Personal information
- Born: 1999 (age 26–27)

Sport
- Sport: Orienteering
- Club: NTNUI;

Medal record
Representing Norway
Women's orienteering
World Championships
| Bronze medal – third place | 2022 Denmark | Mixed sprint relay |
European Championships
| Bronze medal – third place | 2022 Rakvere | Relay |

= Ane Dyrkorn =

Norwegian orienteer (born 1999)

Ane Dyrkorn (born 1999) is a Norwegian orienteering competitor who represents the club NTNUI.

==Sports career==
===2022===
Dyrkorn won a bronze medal in the mixed sprint relay at the 2022 World Orienteering Championships. She also placed fourteenth in the sprint at the same championships.

At the 2022 European Orienteering Championships, she won a bronze medal in the relay with the Norwegian team, and placed fourth in the middle distance. She was also Norwegian champion in sprint in 2022.

===2023===
She placed fourth in the middle distance at the 2023 World Orienteering Championships.

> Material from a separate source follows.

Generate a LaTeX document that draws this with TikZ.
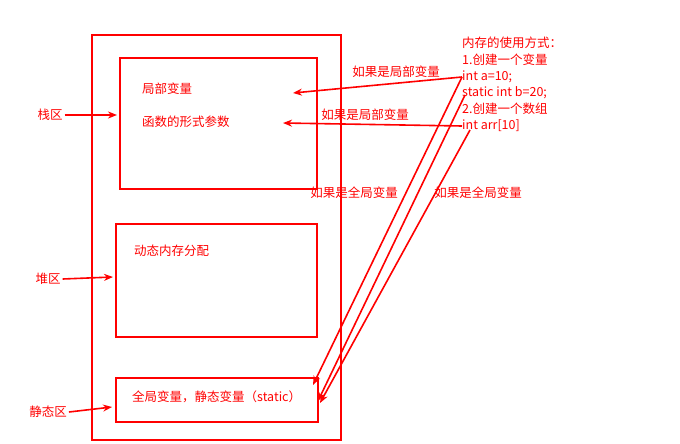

By winning the final in the Norwegian cup in September, she also won the overall national cup in 2023.

===2024===
Competing at the 2024 World Orienteering Championships in Edinburgh, she qualified for the sprint final, where she placed 12th.

===2026===
In July 2026 she placed 6th in the individual sprint at the 2026 World Orienteering Championships in Genova.